Efforts to translate health information need to be paired with programs to ensure this information actually reaches immigrant communities. The key is to bring culturally and linguistically appropriate services to the places where people live and work. The medium is also important; evidence suggests non-English speakers prefer text messaging or in-person communication. A good example is New York City’s fleet of mobile vaccination vans, where bilingual staff help patients navigate each step of the COVID vaccination process in their own language.

When it comes to the appointment itself, health care organizations should strive to match patients with providers who speak their native language. Language concordance is associated with fewer medical errors, a greater understanding of illness and the treatment plan, and increased satisfaction. Of course, this isn’t always possible, and qualified interpreters should be used at all other times.
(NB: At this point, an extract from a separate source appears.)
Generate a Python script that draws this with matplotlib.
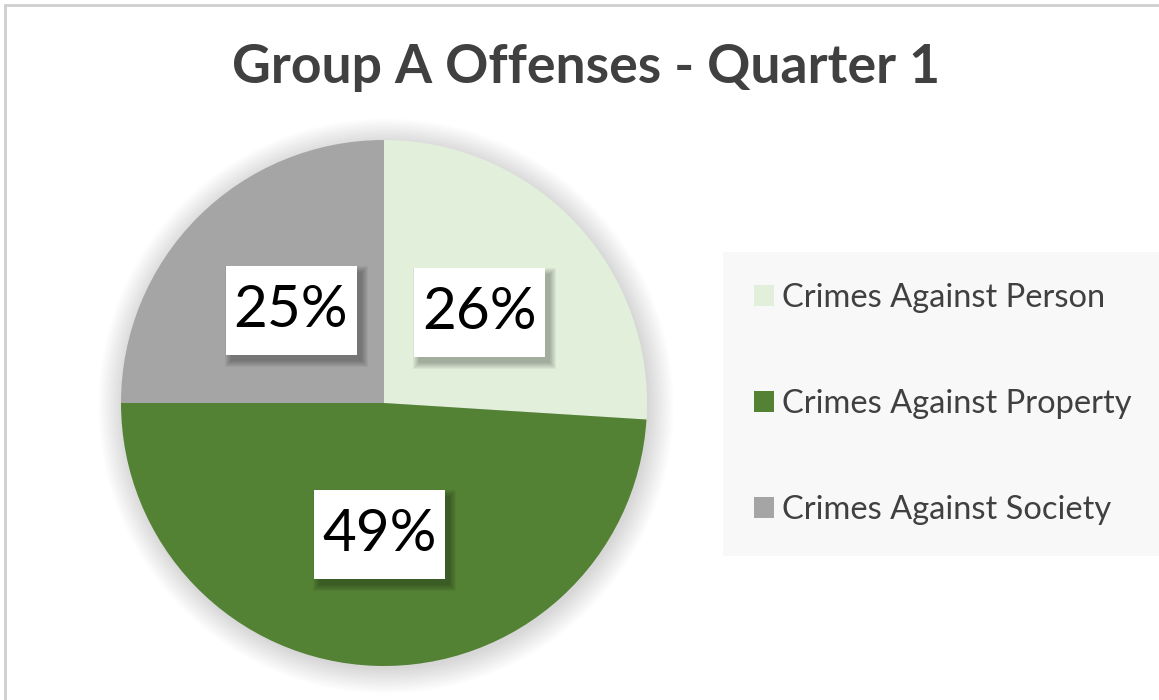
import matplotlib.pyplot as plt
from matplotlib.patches import Circle, Rectangle
from matplotlib.lines import Line2D

categories = ["Crimes Against Person", "Crimes Against Property", "Crimes Against Society"]
shares = [26, 49, 25]
colors = ["#E2EFDA", "#548235", "#A5A5A5"]
title = "Group A Offenses - Quarter 1"

W, H = 1159, 700
text_color = "#404040"

fig = plt.figure(figsize=(W / 100, H / 100), dpi=100)
ax = fig.add_axes([0, 0, 1, 1])
ax.set_xlim(0, W)
ax.set_ylim(0, H)
ax.axis("off")

# chart frame (only the top and left edges show)
ax.add_line(Line2D([5, 5], [0, H - 5], color="#CFCFCF", lw=2))
ax.add_line(Line2D([5, W], [H - 5, H - 5], color="#CFCFCF", lw=2))

ax.text(586, H - 68, title, ha="center", va="center", fontsize=38.5,
        fontweight="bold", color=text_color, family="Lato")

cx, cy, r = 384, 297, 263

# soft glow under the pie
for i in range(20):
    ax.add_patch(Circle((cx + 2, cy - 3), r + i * 1.3, color="black",
                        alpha=0.006, lw=0, zorder=1))

wedges, _, autotexts = ax.pie(
    shares, colors=colors, startangle=90, counterclock=False,
    center=(cx, cy), radius=r, autopct="%d%%", pctdistance=0.5,
    textprops=dict(fontsize=42, color="black", family="Lato"),
    wedgeprops=dict(linewidth=0, zorder=2),
)
ax.set_xlim(0, W)
ax.set_ylim(0, H)
ax.set_aspect("auto")

# white label boxes with a blurred drop shadow
bw, bh = 131, 89
for t in autotexts:
    x, y = t.get_position()
    for k in range(7):
        ax.add_patch(Rectangle((x - bw / 2 + 5 - k, y - bh / 2 - 6 - k),
                               bw + 2 * k, bh + 2 * k, facecolor="black",
                               edgecolor="none", alpha=0.045, zorder=3))
    ax.add_patch(Rectangle((x - bw / 2, y - bh / 2), bw, bh, facecolor="white",
                           edgecolor="none", zorder=3.5))
    t.set_zorder(4)
    t.set_va("center")
    t.set_ha("center")

leg = ax.legend(
    wedges, categories, loc="center left", bbox_to_anchor=(723 / W, 296 / H),
    frameon=True, facecolor="#F8F8F8", edgecolor="none", framealpha=1,
    fancybox=False, borderpad=0.95, labelspacing=2.34, handlelength=0.61,
    handleheight=0.61, handletextpad=0.25, borderaxespad=0,
    prop=dict(family="Lato", size=23.5),
)
for txt in leg.get_texts():
    txt.set_color(text_color)
leg.get_frame().set_linewidth(0)

fig.savefig("out.png", dpi=100)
Following an appointment or hospital admission, patients are usually given discharge instructions that detail their new medication regimen, home care instructions, and follow-up appointments. However, for non-English-speaking patients, this document is seldom translated into their native language.

There have been some suggestions to use machine translation tools (e.g., Google Translate) to automate translation of discharge instructions, but this approach needs to go a step further. We should strive to turn discharge planning into a conversation that non-English-speaking patients can actually participate in. For example, prior to discharge, clinicians can provide patients with their translated discharge instructions, review them verbally (with an interpreter present) and give patients time and space to ask questions.

For these changes to work at scale, they need to be bolstered by policy reform. A good place to start is reinstating the regulations on language provisions rolled back by a recent HHS rule. Under the new rule, providers are no longer required to include notices on significant communications informing patients of their right to receive language assistance. In addition, not having a language access program is no longer a breach of regulatory compliance for many federally funded health care organizations. These changes are a step backwards and can lead health care organizations to deprioritize language access.

How can we pay for these initiatives? For one, as the government distributes $1.32 billion in funding to community health centers as part of the CARES Act, they could mandate a certain proportion go towards building the infrastructure needed to support non-English speakers. In addition, nonprofit hospitals could tap into their community benefit dollars—community-directed services that nonprofit hospitals must provide to justify their tax-exempt status—to fund these programs.

It is evident that our health care system is failing patients with limited English proficiency, and the time is ripe to take action, move away from stopgap solutions and implement comprehensive changes that support non-English speakers throughout the health care continuum.

This is an opinion and analysis article; the views expressed by the author or authors are not necessarily those of Scientific American.